イギリスの民間療法として、熟したブドウの実の汁を「疲労回復」や「不眠症」、「むくみ改善」の民間療法として用いたそうです。
特徴
ブドウの粒の表面には、「ブルーム」と呼ばれる白い粉が付いています。
熟した新鮮な果実に良く見られる現象で、人体には無害です。
「ブルーム」は「果実の水分蒸発防止」、「病気から実を守る」という役割があります。
ブドウを購入する際には、「茎が太い」、「粒が揃って茎に付いたまま」、「皮に張りがある」などが美味しいブドウを手に入れるための目安になります。
保存の際は、(袋などに入れ)冷蔵庫の野菜室で保存しましょう。
水に浸けると傷みやすくなりますので、洗うのは食べる直前にしましょう。
種類
ブドウ生産国には中国、イタリア、アメリカ、スペイン、フランスなどがあります。
国内では、山梨県、長野県、山形県、岡山県などが挙げられます。
品種には、「巨峰」、「デラウェア」、「ピオーネ」、「キャンベルアーリー」、「マスカット・オブ・アレキサンドリア」、「甲州」などがあります。
レシピ
ブドウジュース
デラウェアなどの黒色系ブドウジュースを始め、白ブドウジュースなどの果汁オンリーで作ったジュースは、甘くて口当たりが良く、とても人気がある。

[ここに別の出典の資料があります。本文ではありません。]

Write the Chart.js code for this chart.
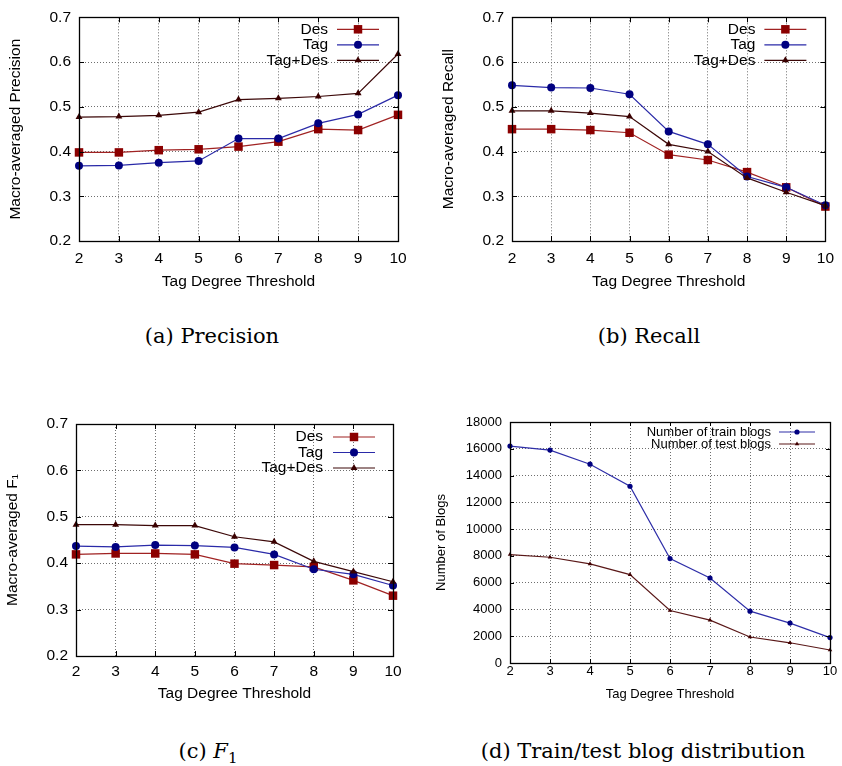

最近では、「低速圧縮スロージューサー」などの良品があるので、手作りのブドウジュースも簡単に作れるようになった。
ブドウゼリー
市販の物にはブドウ果実丸ごとゼリーなどの商品がある。
手作りの場合は、ブドウジュースを使えば簡単。
ワインを加えれば、大人向けのお洒落なデザートに。
ブドウ【葡萄】 単糖類が素早く吸収され、優れたエネルギー源に まとめ
ブドウには、抗酸化力を持つ「レスベラトロール」などのポリフェノールを始め、ミネラル類、有機酸、ビタミン類などの様々な有効成分が多く含まれています。
体内に吸収されやすい単糖類である「ブドウ糖」や「果糖」が豊富です。
「ブドウ糖」や「果糖」は体内で素早くエネルギーに変わります。
「ブドウ糖」は、脳にとっては「唯一の栄養源」です。
ブドウを食べることにより、「疲労回復」、「生活習慣病予防」、「老化予防」などに効果があると考えられます。